Testing speeds on a backup table with a BTREE index on the username and a separate FULLTEXT index:

// 0.02 seconds, uses the BTREE index
SELECT DISTINCT id FROM table WHERE username = "csdude 55"

// 3.9 seconds, doesn't use an index
SELECT DISTINCT id FROM table WHERE username LIKE "%csdude%55%"

// 1.3 seconds, uses the FULLTEXT index
SELECT DISTINCT id, MATCH(username) AGAINST('csdude 55' IN BOOLEAN MODE) AS score
FROM table
WHERE
MATCH(username) AGAINST ('csdude 55' IN BOOLEAN MODE)
ORDER BY score DESC

Based on this, I THINK that the best option is to create a FULLTEXT index on the main table and use MATCH..AGAINST. Unless you guys and gals can suggest something else?

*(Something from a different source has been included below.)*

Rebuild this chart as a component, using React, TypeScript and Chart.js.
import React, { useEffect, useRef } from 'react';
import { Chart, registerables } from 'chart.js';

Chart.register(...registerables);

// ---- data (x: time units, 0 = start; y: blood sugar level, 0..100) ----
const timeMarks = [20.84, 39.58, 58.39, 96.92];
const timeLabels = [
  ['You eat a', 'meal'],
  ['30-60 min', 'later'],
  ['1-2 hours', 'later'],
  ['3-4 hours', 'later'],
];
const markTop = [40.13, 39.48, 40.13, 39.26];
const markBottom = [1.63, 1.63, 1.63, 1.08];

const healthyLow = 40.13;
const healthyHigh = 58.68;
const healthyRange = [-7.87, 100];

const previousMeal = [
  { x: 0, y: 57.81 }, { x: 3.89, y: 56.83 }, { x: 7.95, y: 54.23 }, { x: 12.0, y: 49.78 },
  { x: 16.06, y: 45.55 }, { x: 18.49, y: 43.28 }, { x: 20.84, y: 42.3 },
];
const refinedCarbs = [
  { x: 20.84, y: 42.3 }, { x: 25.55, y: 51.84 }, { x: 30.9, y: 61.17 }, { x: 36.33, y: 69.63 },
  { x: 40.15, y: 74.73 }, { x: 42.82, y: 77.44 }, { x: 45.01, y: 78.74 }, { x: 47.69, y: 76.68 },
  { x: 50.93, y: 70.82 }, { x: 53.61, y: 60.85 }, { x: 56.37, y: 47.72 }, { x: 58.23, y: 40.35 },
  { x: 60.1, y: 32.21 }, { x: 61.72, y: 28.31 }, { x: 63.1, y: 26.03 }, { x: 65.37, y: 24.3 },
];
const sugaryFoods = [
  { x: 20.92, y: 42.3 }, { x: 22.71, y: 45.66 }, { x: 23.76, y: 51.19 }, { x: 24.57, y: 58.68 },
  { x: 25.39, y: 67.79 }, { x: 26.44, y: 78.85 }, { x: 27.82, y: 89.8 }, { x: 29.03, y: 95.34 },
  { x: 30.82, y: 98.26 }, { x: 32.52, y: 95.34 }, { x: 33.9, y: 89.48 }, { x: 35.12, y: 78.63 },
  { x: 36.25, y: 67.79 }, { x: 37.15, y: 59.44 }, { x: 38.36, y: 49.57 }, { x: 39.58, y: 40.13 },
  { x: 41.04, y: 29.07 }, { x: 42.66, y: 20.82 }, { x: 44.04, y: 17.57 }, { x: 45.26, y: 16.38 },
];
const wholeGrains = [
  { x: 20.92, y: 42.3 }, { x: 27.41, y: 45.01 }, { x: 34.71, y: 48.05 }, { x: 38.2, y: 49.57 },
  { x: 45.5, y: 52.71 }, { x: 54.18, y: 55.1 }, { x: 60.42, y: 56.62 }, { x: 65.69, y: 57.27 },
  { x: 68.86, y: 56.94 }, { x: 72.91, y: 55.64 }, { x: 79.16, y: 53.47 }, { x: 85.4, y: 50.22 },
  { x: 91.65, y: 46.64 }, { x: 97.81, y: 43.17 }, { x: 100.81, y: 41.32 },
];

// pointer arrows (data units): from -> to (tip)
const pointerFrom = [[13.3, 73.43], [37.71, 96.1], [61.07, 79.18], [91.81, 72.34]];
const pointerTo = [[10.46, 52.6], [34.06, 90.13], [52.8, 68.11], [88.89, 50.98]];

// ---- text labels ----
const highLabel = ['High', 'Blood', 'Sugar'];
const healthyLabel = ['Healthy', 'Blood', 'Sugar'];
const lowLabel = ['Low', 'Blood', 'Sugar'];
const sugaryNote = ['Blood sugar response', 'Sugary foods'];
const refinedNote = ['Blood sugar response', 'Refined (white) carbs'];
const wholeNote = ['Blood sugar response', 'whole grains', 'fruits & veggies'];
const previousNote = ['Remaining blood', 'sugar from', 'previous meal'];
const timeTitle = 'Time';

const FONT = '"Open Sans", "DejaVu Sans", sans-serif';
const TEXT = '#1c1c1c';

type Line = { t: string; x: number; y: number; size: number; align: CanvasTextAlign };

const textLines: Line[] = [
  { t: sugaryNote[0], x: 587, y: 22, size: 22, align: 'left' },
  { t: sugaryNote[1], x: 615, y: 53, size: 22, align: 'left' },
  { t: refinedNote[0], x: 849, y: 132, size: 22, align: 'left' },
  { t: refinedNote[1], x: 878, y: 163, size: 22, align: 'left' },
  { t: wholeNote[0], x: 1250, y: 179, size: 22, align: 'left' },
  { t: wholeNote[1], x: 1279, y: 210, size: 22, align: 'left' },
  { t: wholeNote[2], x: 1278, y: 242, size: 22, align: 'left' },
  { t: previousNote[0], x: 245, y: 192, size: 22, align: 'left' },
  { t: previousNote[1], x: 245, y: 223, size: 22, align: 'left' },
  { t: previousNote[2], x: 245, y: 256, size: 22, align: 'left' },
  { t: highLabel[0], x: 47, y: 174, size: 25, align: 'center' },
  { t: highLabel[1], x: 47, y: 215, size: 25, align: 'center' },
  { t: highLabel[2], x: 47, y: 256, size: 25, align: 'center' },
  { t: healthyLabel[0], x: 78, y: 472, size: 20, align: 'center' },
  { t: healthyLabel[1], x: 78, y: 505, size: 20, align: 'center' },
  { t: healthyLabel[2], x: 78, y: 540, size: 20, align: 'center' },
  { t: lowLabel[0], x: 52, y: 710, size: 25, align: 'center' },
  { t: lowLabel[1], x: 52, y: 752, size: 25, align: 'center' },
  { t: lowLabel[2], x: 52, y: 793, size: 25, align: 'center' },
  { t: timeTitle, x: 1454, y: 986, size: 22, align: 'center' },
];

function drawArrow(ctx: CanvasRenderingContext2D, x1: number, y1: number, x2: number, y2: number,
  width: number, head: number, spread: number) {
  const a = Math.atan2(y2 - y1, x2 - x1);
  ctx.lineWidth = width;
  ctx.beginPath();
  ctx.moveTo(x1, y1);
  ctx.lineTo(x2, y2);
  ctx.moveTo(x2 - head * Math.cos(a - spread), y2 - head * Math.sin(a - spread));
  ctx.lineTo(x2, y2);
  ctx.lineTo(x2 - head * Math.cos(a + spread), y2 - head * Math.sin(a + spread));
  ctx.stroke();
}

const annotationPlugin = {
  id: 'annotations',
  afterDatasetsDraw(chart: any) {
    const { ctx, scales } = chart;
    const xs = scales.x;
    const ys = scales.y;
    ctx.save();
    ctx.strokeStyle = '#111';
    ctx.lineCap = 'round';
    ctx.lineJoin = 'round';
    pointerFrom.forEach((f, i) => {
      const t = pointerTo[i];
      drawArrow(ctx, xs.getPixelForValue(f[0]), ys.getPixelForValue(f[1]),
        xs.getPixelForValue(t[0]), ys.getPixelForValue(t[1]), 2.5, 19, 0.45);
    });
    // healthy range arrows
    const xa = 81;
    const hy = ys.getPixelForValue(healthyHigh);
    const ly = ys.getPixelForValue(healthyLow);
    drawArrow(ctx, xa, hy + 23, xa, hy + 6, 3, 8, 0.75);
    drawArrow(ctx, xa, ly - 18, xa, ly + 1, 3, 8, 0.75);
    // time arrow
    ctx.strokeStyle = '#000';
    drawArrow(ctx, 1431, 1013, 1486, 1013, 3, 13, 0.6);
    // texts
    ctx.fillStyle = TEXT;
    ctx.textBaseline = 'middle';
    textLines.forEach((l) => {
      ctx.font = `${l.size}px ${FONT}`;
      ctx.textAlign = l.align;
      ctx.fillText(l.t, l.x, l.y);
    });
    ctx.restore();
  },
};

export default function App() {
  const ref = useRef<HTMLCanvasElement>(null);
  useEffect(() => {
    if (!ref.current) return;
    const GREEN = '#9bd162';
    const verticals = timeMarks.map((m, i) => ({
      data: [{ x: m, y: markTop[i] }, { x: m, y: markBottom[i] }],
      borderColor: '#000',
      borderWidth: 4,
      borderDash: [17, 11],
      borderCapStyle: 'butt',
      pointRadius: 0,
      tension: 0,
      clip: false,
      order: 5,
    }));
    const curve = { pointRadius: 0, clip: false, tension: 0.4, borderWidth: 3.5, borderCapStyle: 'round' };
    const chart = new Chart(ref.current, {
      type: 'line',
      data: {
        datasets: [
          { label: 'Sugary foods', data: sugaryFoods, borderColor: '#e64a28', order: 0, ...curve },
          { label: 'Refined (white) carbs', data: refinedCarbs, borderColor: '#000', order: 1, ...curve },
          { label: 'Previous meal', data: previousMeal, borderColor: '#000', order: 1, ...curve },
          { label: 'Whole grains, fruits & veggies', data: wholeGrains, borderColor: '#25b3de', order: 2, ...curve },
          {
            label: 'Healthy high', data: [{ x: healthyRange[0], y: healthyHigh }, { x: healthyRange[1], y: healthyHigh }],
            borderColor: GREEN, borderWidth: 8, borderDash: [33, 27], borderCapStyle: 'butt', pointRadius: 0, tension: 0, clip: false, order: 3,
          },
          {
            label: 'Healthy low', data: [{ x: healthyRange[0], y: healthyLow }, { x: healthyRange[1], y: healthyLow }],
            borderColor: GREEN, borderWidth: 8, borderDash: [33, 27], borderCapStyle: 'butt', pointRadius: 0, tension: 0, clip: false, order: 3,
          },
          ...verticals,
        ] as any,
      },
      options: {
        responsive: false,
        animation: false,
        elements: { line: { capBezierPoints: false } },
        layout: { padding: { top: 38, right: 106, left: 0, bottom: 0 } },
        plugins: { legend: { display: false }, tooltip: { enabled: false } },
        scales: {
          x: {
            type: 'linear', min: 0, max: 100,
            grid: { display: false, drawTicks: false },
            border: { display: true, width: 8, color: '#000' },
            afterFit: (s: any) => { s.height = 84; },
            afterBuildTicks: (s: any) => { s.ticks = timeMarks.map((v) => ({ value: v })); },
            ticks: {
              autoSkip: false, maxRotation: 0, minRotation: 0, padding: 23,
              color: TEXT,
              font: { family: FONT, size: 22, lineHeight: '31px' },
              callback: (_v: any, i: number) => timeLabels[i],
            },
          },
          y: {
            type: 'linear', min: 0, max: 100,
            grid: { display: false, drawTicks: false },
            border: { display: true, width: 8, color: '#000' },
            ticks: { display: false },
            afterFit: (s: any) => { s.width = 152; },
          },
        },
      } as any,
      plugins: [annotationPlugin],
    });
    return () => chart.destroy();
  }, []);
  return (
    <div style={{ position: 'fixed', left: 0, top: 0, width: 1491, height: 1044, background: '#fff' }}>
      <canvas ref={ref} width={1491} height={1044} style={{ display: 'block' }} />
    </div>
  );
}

It took about 30 minutes to process the FULLTEXT index to the backup table, so I'm guessing it'll take 1 - 1 1/2 hours to add it to the main table. It actually timed out using phpMyAdmin, but the index was there and working. I'm not even sure how to handle adding it to the bigger table, do I need to stop MySQL altogether while it processes? Do I need to stop it, copy the table to a backup folder, then turn MySQL back on and create the index? Just thinking about it makes me break out in a sweat... LOL

lammert

10:30 pm on Mar 19, 2020 (gmt 0)

WebmasterWorld Senior Member 10+ Year Member Top Contributors Of The Month



Working on a production database always raises the blood pressure somewhat :)

Normally creating an index will lock the database for other queries until the operation is completed. You may want to add ALGORITHM=INPLACE to the index creation command. With this setting, it doesn't block data queries. I would test it on a backup database first though to be sure it has the desired effect.

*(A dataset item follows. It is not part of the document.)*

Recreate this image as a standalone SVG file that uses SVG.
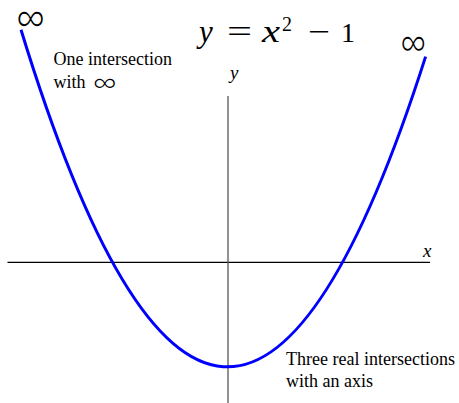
<svg xmlns="http://www.w3.org/2000/svg" width="459" height="403" viewBox="0 0 459 403">
<style>
.serif{font-family:"Liberation Serif","Times New Roman",serif;fill:#000}
.it{font-style:italic}
.note{font-size:18px}
.inf{font-family:"Noto Sans","Open Sans",sans-serif;font-weight:300;fill:#000}
</style>
<rect width="459" height="403" fill="#fff"/>
<g id="axes">
<line id="x-axis" x1="7.5" y1="262.3" x2="430" y2="262.3" stroke="#000" stroke-width="1.3"/>
<line id="y-axis" x1="228" y1="96" x2="228" y2="403" stroke="#555" stroke-width="1.3"/>
</g>
<g id="connectors">
<path id="curve" d="M21,29.7 Q223.3,690.2 425.6,56.6" fill="none" stroke="#0000ff" stroke-width="3"/>
</g>
<g id="labels">
<text class="serif it" x="230" y="79" font-size="19">y</text>
<text class="serif it" x="423" y="257" font-size="19">x</text>
<g id="title">
<text class="serif it" x="199" y="42" font-size="31">y</text>
<text class="serif" x="227" y="42" font-size="31" textLength="25" lengthAdjust="spacingAndGlyphs">=</text>
<text class="serif it" x="262" y="42" font-size="31" textLength="18" lengthAdjust="spacingAndGlyphs">x</text>
<text class="serif" x="282" y="31" font-size="20">2</text>
<text class="serif" x="308" y="42" font-size="31" textLength="22" lengthAdjust="spacingAndGlyphs">−</text>
<text class="serif" x="341" y="42" font-size="28">1</text>
</g>
<text class="inf" x="16.5" y="36" font-size="48" textLength="28.5" lengthAdjust="spacingAndGlyphs">∞</text>
<text class="inf" x="400.5" y="59.5" font-size="46" textLength="25.5" lengthAdjust="spacingAndGlyphs">∞</text>
</g>
<g id="note-top">
<text class="serif note" x="53.5" y="65">One intersection</text>
<text class="serif note" x="53.5" y="87.5">with</text>
<text class="inf" x="93" y="93.5" font-size="30" textLength="23.5" lengthAdjust="spacingAndGlyphs">∞</text>
</g>
<g id="note-bottom">
<text class="serif note" x="286" y="364.5">Three real intersections</text>
<text class="serif note" x="286" y="387">with an axis</text>
</g>
</svg>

Reference: [dev.mysql.com...]

csdude55

5:59 pm on Mar 20, 2020 (gmt 0)

WebmasterWorld Senior Member 10+ Year Member Top Contributors Of The Month



I tried on a backup via PMA last night, but after 30 minutes it timed out. I tried it again via SSH before going to bed, and when I got up it was still running and my server load was off the charts!

So now my plan is to create a new table with the new indexes, and I'll use

INSERT INTO newTable SELECT * FROM table WHERE id > xxx LIMIT 1000

After everything's moved over, I'll rename the old table to "table_backup", then rename the new one "table"

I hope that as long as I do the renaming at around 2am, the damage should be minimal.